● WRITTEN PROBLEM
Word for word, quote all of the material, omitting the pictures.

--- START OF DATA ---

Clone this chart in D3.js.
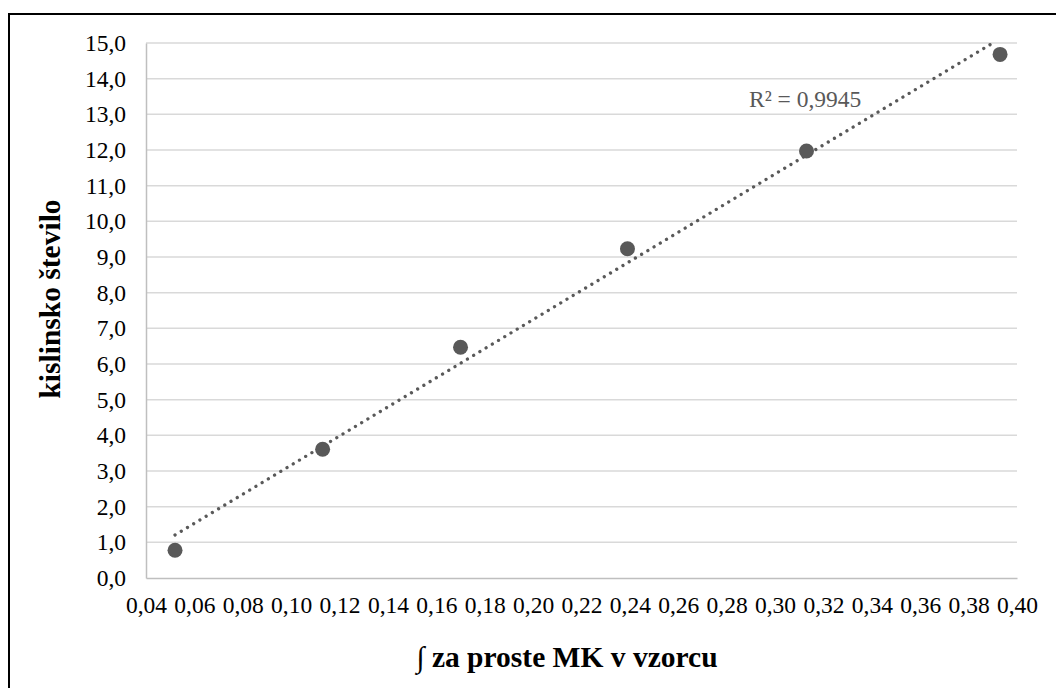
<!DOCTYPE html>
<html>
<head>
<meta charset="utf-8">
<script src="https://cdn.jsdelivr.net/npm/d3@7"></script>
<style>
  html, body { margin: 0; padding: 0; background: #ffffff; }
  svg { display: block; }
  text { font-family: "Liberation Serif", "Times New Roman", serif; }
</style>
</head>
<body>
<svg id="chart" width="1056" height="688"></svg>
<script>
// Free fatty acid integral vs. acid number
const integralValues = [0.052, 0.113, 0.170, 0.239, 0.313, 0.393];
const acidNumbers    = [0.78, 3.61, 6.47, 9.23, 11.97, 14.68];
const xTicks = [0.04, 0.06, 0.08, 0.10, 0.12, 0.14, 0.16, 0.18, 0.20, 0.22,
                0.24, 0.26, 0.28, 0.30, 0.32, 0.34, 0.36, 0.38, 0.40];
const yTicks = [0, 1, 2, 3, 4, 5, 6, 7, 8, 9, 10, 11, 12, 13, 14, 15];
const r2Label = "R² = 0,9945";
const xTitle = "∫ za proste MK v vzorcu";
const yTitle = "kislinsko število";

const svg = d3.select("#chart");
const m = { left: 146, top: 43, right: 1017, bottom: 578 };

const x = d3.scaleLinear().domain([0.04, 0.40]).range([m.left, m.right]);
const y = d3.scaleLinear().domain([0, 15]).range([m.bottom, m.top]);

const fmtX = d => d3.format(".2f")(d).replace(".", ",");
const fmtY = d => d3.format(".1f")(d).replace(".", ",");

// outer frame
svg.append("rect")
  .attr("x", 9).attr("y", 14)
  .attr("width", 1100).attr("height", 1000)
  .attr("fill", "none").attr("stroke", "#000").attr("stroke-width", 2);

// horizontal gridlines
svg.append("g").selectAll("line")
  .data(yTicks.filter(d => d > 0))
  .join("line")
  .attr("x1", m.left).attr("x2", m.right)
  .attr("y1", d => y(d)).attr("y2", d => y(d))
  .attr("stroke", "#d9d9d9").attr("stroke-width", 1.5);

// y axis
const yAxis = svg.append("g")
  .attr("transform", `translate(${m.left},0)`)
  .call(d3.axisLeft(y).tickValues(yTicks).tickFormat(fmtY).tickSize(0).tickPadding(20));
yAxis.select(".domain").attr("stroke", "#bfbfbf").attr("stroke-width", 1.5);
yAxis.selectAll("text")
  .attr("font-size", 23.5).attr("fill", "#000")
  .attr("font-family", "Liberation Serif, Times New Roman, serif");

// x axis
const xAxis = svg.append("g")
  .attr("transform", `translate(0,${m.bottom})`)
  .call(d3.axisBottom(x).tickValues(xTicks).tickFormat(fmtX).tickSize(0).tickPadding(18));
xAxis.select(".domain").attr("stroke", "#bfbfbf").attr("stroke-width", 1.5);
xAxis.selectAll("text")
  .attr("font-size", 23.5).attr("fill", "#000")
  .attr("font-family", "Liberation Serif, Times New Roman, serif");

// linear least-squares trendline
const mx = d3.mean(integralValues), my = d3.mean(acidNumbers);
let sxy = 0, sxx = 0;
integralValues.forEach((v, i) => { sxy += (v - mx) * (acidNumbers[i] - my); sxx += (v - mx) ** 2; });
const slope = sxy / sxx, intercept = my - slope * mx;
const xs = d3.extent(integralValues);

svg.append("clipPath").attr("id", "plotClip")
  .append("rect").attr("x", m.left).attr("y", m.top)
  .attr("width", m.right - m.left).attr("height", m.bottom - m.top);

svg.append("line")
  .attr("clip-path", "url(#plotClip)")
  .attr("x1", x(xs[0])).attr("y1", y(intercept + slope * xs[0]))
  .attr("x2", x(xs[1])).attr("y2", y(intercept + slope * xs[1]))
  .attr("stroke", "#595959").attr("stroke-width", 3.3)
  .attr("stroke-linecap", "round")
  .attr("stroke-dasharray", "0.01 7.25");

// data points
svg.append("g").selectAll("circle")
  .data(integralValues.map((v, i) => [v, acidNumbers[i]]))
  .join("circle")
  .attr("cx", d => x(d[0])).attr("cy", d => y(d[1]))
  .attr("r", 7.5).attr("fill", "#595959");

// R² annotation
svg.append("text")
  .attr("x", 749).attr("y", 107)
  .attr("font-size", 23.5).attr("fill", "#595959")
  .text(r2Label);

// axis titles
svg.append("text")
  .attr("x", 567).attr("y", 667)
  .attr("text-anchor", "middle")
  .attr("font-size", 29.5).attr("font-weight", "bold")
  .text(xTitle);

svg.append("text")
  .attr("transform", "translate(60,299) rotate(-90)")
  .attr("text-anchor", "middle")
  .attr("font-size", 29.5).attr("font-weight", "bold")
  .text(yTitle);
</script>
</body>
</html>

--- END OF DATA ---

● THE RESULT
Clone this chart in D3.js.
<!DOCTYPE html>
<html>
<head>
<meta charset="utf-8">
<script src="https://cdn.jsdelivr.net/npm/d3@7"></script>
<style>
  html, body { margin: 0; padding: 0; background: #ffffff; }
  svg { display: block; }
  text { font-family: "Liberation Serif", "Times New Roman", serif; }
</style>
</head>
<body>
<svg id="chart" width="1056" height="688"></svg>
<script>
// Free fatty acid integral vs. acid number
const integralValues = [0.052, 0.113, 0.170, 0.239, 0.313, 0.393];
const acidNumbers    = [0.78, 3.61, 6.47, 9.23, 11.97, 14.68];
const xTicks = [0.04, 0.06, 0.08, 0.10, 0.12, 0.14, 0.16, 0.18, 0.20, 0.22,
                0.24, 0.26, 0.28, 0.30, 0.32, 0.34, 0.36, 0.38, 0.40];
const yTicks = [0, 1, 2, 3, 4, 5, 6, 7, 8, 9, 10, 11, 12, 13, 14, 15];
const r2Label = "R² = 0,9945";
const xTitle = "∫ za proste MK v vzorcu";
const yTitle = "kislinsko število";

const svg = d3.select("#chart");
const m = { left: 146, top: 43, right: 1017, bottom: 578 };

const x = d3.scaleLinear().domain([0.04, 0.40]).range([m.left, m.right]);
const y = d3.scaleLinear().domain([0, 15]).range([m.bottom, m.top]);

const fmtX = d => d3.format(".2f")(d).replace(".", ",");
const fmtY = d => d3.format(".1f")(d).replace(".", ",");

// outer frame
svg.append("rect")
  .attr("x", 9).attr("y", 14)
  .attr("width", 1100).attr("height", 1000)
  .attr("fill", "none").attr("stroke", "#000").attr("stroke-width", 2);

// horizontal gridlines
svg.append("g").selectAll("line")
  .data(yTicks.filter(d => d > 0))
  .join("line")
  .attr("x1", m.left).attr("x2", m.right)
  .attr("y1", d => y(d)).attr("y2", d => y(d))
  .attr("stroke", "#d9d9d9").attr("stroke-width", 1.5);

// y axis
const yAxis = svg.append("g")
  .attr("transform", `translate(${m.left},0)`)
  .call(d3.axisLeft(y).tickValues(yTicks).tickFormat(fmtY).tickSize(0).tickPadding(20));
yAxis.select(".domain").attr("stroke", "#bfbfbf").attr("stroke-width", 1.5);
yAxis.selectAll("text")
  .attr("font-size", 23.5).attr("fill", "#000")
  .attr("font-family", "Liberation Serif, Times New Roman, serif");

// x axis
const xAxis = svg.append("g")
  .attr("transform", `translate(0,${m.bottom})`)
  .call(d3.axisBottom(x).tickValues(xTicks).tickFormat(fmtX).tickSize(0).tickPadding(18));
xAxis.select(".domain").attr("stroke", "#bfbfbf").attr("stroke-width", 1.5);
xAxis.selectAll("text")
  .attr("font-size", 23.5).attr("fill", "#000")
  .attr("font-family", "Liberation Serif, Times New Roman, serif");

// linear least-squares trendline
const mx = d3.mean(integralValues), my = d3.mean(acidNumbers);
let sxy = 0, sxx = 0;
integralValues.forEach((v, i) => { sxy += (v - mx) * (acidNumbers[i] - my); sxx += (v - mx) ** 2; });
const slope = sxy / sxx, intercept = my - slope * mx;
const xs = d3.extent(integralValues);

svg.append("clipPath").attr("id", "plotClip")
  .append("rect").attr("x", m.left).attr("y", m.top)
  .attr("width", m.right - m.left).attr("height", m.bottom - m.top);

svg.append("line")
  .attr("clip-path", "url(#plotClip)")
  .attr("x1", x(xs[0])).attr("y1", y(intercept + slope * xs[0]))
  .attr("x2", x(xs[1])).attr("y2", y(intercept + slope * xs[1]))
  .attr("stroke", "#595959").attr("stroke-width", 3.3)
  .attr("stroke-linecap", "round")
  .attr("stroke-dasharray", "0.01 7.25");

// data points
svg.append("g").selectAll("circle")
  .data(integralValues.map((v, i) => [v, acidNumbers[i]]))
  .join("circle")
  .attr("cx", d => x(d[0])).attr("cy", d => y(d[1]))
  .attr("r", 7.5).attr("fill", "#595959");

// R² annotation
svg.append("text")
  .attr("x", 749).attr("y", 107)
  .attr("font-size", 23.5).attr("fill", "#595959")
  .text(r2Label);

// axis titles
svg.append("text")
  .attr("x", 567).attr("y", 667)
  .attr("text-anchor", "middle")
  .attr("font-size", 29.5).attr("font-weight", "bold")
  .text(xTitle);

svg.append("text")
  .attr("transform", "translate(60,299) rotate(-90)")
  .attr("text-anchor", "middle")
  .attr("font-size", 29.5).attr("font-weight", "bold")
  .text(yTitle);
</script>
</body>
</html>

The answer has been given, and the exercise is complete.